What you are asked to do: Repeat, exactly and completely, the material that follows. Omit the pictures.

Source material:
— BEGIN —

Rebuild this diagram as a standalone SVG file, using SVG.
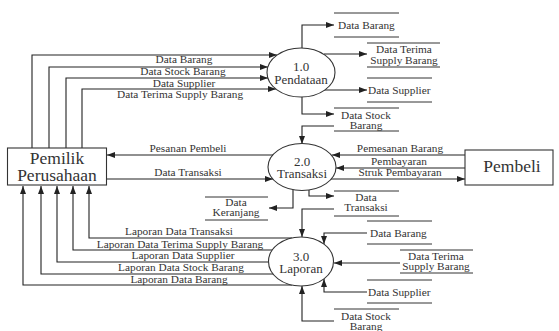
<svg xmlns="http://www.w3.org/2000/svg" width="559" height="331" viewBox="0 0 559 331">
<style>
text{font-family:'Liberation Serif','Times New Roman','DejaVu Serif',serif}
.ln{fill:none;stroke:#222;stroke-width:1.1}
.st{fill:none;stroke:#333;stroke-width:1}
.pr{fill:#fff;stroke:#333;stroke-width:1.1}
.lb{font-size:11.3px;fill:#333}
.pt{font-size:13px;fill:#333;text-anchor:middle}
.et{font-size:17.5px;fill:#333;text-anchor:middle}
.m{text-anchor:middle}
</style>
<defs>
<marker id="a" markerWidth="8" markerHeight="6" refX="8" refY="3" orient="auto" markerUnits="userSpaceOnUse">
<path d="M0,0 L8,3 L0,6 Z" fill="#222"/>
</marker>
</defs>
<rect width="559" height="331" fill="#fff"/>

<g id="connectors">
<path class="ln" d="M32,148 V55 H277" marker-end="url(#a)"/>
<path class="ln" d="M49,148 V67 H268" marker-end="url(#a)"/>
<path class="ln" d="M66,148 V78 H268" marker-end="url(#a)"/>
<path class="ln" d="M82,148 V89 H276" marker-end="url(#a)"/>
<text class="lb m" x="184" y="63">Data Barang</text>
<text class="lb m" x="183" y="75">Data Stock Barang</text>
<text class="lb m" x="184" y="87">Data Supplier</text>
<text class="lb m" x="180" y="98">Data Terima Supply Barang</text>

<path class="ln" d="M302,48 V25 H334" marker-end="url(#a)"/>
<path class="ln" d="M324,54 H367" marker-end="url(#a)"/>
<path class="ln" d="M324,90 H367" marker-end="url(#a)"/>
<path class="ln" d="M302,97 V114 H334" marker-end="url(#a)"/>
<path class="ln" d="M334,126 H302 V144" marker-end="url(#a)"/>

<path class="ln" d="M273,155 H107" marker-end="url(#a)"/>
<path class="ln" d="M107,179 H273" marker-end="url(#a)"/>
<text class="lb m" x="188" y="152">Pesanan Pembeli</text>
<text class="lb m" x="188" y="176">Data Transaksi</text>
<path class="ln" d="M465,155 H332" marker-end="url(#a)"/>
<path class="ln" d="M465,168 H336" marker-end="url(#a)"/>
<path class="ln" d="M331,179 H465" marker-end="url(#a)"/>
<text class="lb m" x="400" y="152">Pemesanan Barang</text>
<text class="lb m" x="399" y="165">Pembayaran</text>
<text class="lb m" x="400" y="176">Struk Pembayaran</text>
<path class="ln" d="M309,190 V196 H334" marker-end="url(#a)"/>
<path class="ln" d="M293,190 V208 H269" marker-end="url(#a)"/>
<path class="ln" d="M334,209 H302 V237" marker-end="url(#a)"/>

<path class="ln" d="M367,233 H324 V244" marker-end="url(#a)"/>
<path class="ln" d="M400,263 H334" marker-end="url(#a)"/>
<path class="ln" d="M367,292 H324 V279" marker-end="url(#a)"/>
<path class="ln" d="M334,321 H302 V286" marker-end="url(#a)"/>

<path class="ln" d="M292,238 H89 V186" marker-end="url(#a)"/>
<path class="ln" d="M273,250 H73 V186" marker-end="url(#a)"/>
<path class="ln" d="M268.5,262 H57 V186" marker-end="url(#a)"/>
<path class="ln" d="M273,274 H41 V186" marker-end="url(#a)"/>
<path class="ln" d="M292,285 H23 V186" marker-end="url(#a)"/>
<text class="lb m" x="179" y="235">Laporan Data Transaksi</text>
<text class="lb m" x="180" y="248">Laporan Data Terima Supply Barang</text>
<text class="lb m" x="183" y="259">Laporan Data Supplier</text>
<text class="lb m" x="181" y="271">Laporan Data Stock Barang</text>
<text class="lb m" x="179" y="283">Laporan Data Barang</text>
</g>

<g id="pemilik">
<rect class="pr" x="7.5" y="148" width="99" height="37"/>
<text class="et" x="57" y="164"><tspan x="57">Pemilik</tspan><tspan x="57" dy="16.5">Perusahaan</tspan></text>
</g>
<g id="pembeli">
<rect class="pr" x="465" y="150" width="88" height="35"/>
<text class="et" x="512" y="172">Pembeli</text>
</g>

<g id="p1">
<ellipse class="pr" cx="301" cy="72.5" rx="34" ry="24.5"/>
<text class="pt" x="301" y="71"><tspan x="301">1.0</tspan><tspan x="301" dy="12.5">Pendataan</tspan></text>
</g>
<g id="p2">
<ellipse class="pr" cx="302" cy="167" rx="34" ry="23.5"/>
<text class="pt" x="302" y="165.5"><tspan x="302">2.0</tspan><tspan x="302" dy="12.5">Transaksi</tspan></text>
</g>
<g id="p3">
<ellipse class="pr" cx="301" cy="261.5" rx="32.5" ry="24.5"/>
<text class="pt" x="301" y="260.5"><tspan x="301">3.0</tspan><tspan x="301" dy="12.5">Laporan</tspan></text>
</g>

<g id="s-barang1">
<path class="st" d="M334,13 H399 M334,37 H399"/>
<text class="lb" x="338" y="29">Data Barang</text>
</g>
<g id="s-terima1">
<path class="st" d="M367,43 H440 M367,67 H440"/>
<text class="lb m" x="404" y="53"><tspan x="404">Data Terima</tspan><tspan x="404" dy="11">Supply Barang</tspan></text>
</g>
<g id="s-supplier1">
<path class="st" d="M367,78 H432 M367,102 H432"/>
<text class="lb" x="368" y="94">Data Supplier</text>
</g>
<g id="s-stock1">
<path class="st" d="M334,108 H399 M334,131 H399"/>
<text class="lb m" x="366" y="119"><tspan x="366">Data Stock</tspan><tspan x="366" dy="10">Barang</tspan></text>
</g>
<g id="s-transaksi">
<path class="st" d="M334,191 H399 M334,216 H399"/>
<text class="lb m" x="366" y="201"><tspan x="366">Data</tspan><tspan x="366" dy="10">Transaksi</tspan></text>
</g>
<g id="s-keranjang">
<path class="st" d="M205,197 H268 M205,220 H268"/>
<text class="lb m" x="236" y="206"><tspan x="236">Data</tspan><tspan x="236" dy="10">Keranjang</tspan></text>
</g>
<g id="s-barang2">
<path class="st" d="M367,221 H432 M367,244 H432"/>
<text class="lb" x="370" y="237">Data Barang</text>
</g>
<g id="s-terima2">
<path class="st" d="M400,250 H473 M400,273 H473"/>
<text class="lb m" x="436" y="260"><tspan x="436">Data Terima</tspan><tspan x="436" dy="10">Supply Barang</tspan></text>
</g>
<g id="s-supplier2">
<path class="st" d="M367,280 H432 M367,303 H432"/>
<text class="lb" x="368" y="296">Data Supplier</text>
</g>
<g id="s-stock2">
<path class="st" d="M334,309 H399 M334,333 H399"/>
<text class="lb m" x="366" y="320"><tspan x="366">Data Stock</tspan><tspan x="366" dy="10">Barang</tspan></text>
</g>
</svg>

— END —

Answer to the task:
Rebuild this diagram as a standalone SVG file, using SVG.
<svg xmlns="http://www.w3.org/2000/svg" width="559" height="331" viewBox="0 0 559 331">
<style>
text{font-family:'Liberation Serif','Times New Roman','DejaVu Serif',serif}
.ln{fill:none;stroke:#222;stroke-width:1.1}
.st{fill:none;stroke:#333;stroke-width:1}
.pr{fill:#fff;stroke:#333;stroke-width:1.1}
.lb{font-size:11.3px;fill:#333}
.pt{font-size:13px;fill:#333;text-anchor:middle}
.et{font-size:17.5px;fill:#333;text-anchor:middle}
.m{text-anchor:middle}
</style>
<defs>
<marker id="a" markerWidth="8" markerHeight="6" refX="8" refY="3" orient="auto" markerUnits="userSpaceOnUse">
<path d="M0,0 L8,3 L0,6 Z" fill="#222"/>
</marker>
</defs>
<rect width="559" height="331" fill="#fff"/>

<g id="connectors">
<path class="ln" d="M32,148 V55 H277" marker-end="url(#a)"/>
<path class="ln" d="M49,148 V67 H268" marker-end="url(#a)"/>
<path class="ln" d="M66,148 V78 H268" marker-end="url(#a)"/>
<path class="ln" d="M82,148 V89 H276" marker-end="url(#a)"/>
<text class="lb m" x="184" y="63">Data Barang</text>
<text class="lb m" x="183" y="75">Data Stock Barang</text>
<text class="lb m" x="184" y="87">Data Supplier</text>
<text class="lb m" x="180" y="98">Data Terima Supply Barang</text>

<path class="ln" d="M302,48 V25 H334" marker-end="url(#a)"/>
<path class="ln" d="M324,54 H367" marker-end="url(#a)"/>
<path class="ln" d="M324,90 H367" marker-end="url(#a)"/>
<path class="ln" d="M302,97 V114 H334" marker-end="url(#a)"/>
<path class="ln" d="M334,126 H302 V144" marker-end="url(#a)"/>

<path class="ln" d="M273,155 H107" marker-end="url(#a)"/>
<path class="ln" d="M107,179 H273" marker-end="url(#a)"/>
<text class="lb m" x="188" y="152">Pesanan Pembeli</text>
<text class="lb m" x="188" y="176">Data Transaksi</text>
<path class="ln" d="M465,155 H332" marker-end="url(#a)"/>
<path class="ln" d="M465,168 H336" marker-end="url(#a)"/>
<path class="ln" d="M331,179 H465" marker-end="url(#a)"/>
<text class="lb m" x="400" y="152">Pemesanan Barang</text>
<text class="lb m" x="399" y="165">Pembayaran</text>
<text class="lb m" x="400" y="176">Struk Pembayaran</text>
<path class="ln" d="M309,190 V196 H334" marker-end="url(#a)"/>
<path class="ln" d="M293,190 V208 H269" marker-end="url(#a)"/>
<path class="ln" d="M334,209 H302 V237" marker-end="url(#a)"/>

<path class="ln" d="M367,233 H324 V244" marker-end="url(#a)"/>
<path class="ln" d="M400,263 H334" marker-end="url(#a)"/>
<path class="ln" d="M367,292 H324 V279" marker-end="url(#a)"/>
<path class="ln" d="M334,321 H302 V286" marker-end="url(#a)"/>

<path class="ln" d="M292,238 H89 V186" marker-end="url(#a)"/>
<path class="ln" d="M273,250 H73 V186" marker-end="url(#a)"/>
<path class="ln" d="M268.5,262 H57 V186" marker-end="url(#a)"/>
<path class="ln" d="M273,274 H41 V186" marker-end="url(#a)"/>
<path class="ln" d="M292,285 H23 V186" marker-end="url(#a)"/>
<text class="lb m" x="179" y="235">Laporan Data Transaksi</text>
<text class="lb m" x="180" y="248">Laporan Data Terima Supply Barang</text>
<text class="lb m" x="183" y="259">Laporan Data Supplier</text>
<text class="lb m" x="181" y="271">Laporan Data Stock Barang</text>
<text class="lb m" x="179" y="283">Laporan Data Barang</text>
</g>

<g id="pemilik">
<rect class="pr" x="7.5" y="148" width="99" height="37"/>
<text class="et" x="57" y="164"><tspan x="57">Pemilik</tspan><tspan x="57" dy="16.5">Perusahaan</tspan></text>
</g>
<g id="pembeli">
<rect class="pr" x="465" y="150" width="88" height="35"/>
<text class="et" x="512" y="172">Pembeli</text>
</g>

<g id="p1">
<ellipse class="pr" cx="301" cy="72.5" rx="34" ry="24.5"/>
<text class="pt" x="301" y="71"><tspan x="301">1.0</tspan><tspan x="301" dy="12.5">Pendataan</tspan></text>
</g>
<g id="p2">
<ellipse class="pr" cx="302" cy="167" rx="34" ry="23.5"/>
<text class="pt" x="302" y="165.5"><tspan x="302">2.0</tspan><tspan x="302" dy="12.5">Transaksi</tspan></text>
</g>
<g id="p3">
<ellipse class="pr" cx="301" cy="261.5" rx="32.5" ry="24.5"/>
<text class="pt" x="301" y="260.5"><tspan x="301">3.0</tspan><tspan x="301" dy="12.5">Laporan</tspan></text>
</g>

<g id="s-barang1">
<path class="st" d="M334,13 H399 M334,37 H399"/>
<text class="lb" x="338" y="29">Data Barang</text>
</g>
<g id="s-terima1">
<path class="st" d="M367,43 H440 M367,67 H440"/>
<text class="lb m" x="404" y="53"><tspan x="404">Data Terima</tspan><tspan x="404" dy="11">Supply Barang</tspan></text>
</g>
<g id="s-supplier1">
<path class="st" d="M367,78 H432 M367,102 H432"/>
<text class="lb" x="368" y="94">Data Supplier</text>
</g>
<g id="s-stock1">
<path class="st" d="M334,108 H399 M334,131 H399"/>
<text class="lb m" x="366" y="119"><tspan x="366">Data Stock</tspan><tspan x="366" dy="10">Barang</tspan></text>
</g>
<g id="s-transaksi">
<path class="st" d="M334,191 H399 M334,216 H399"/>
<text class="lb m" x="366" y="201"><tspan x="366">Data</tspan><tspan x="366" dy="10">Transaksi</tspan></text>
</g>
<g id="s-keranjang">
<path class="st" d="M205,197 H268 M205,220 H268"/>
<text class="lb m" x="236" y="206"><tspan x="236">Data</tspan><tspan x="236" dy="10">Keranjang</tspan></text>
</g>
<g id="s-barang2">
<path class="st" d="M367,221 H432 M367,244 H432"/>
<text class="lb" x="370" y="237">Data Barang</text>
</g>
<g id="s-terima2">
<path class="st" d="M400,250 H473 M400,273 H473"/>
<text class="lb m" x="436" y="260"><tspan x="436">Data Terima</tspan><tspan x="436" dy="10">Supply Barang</tspan></text>
</g>
<g id="s-supplier2">
<path class="st" d="M367,280 H432 M367,303 H432"/>
<text class="lb" x="368" y="296">Data Supplier</text>
</g>
<g id="s-stock2">
<path class="st" d="M334,309 H399 M334,333 H399"/>
<text class="lb m" x="366" y="320"><tspan x="366">Data Stock</tspan><tspan x="366" dy="10">Barang</tspan></text>
</g>
</svg>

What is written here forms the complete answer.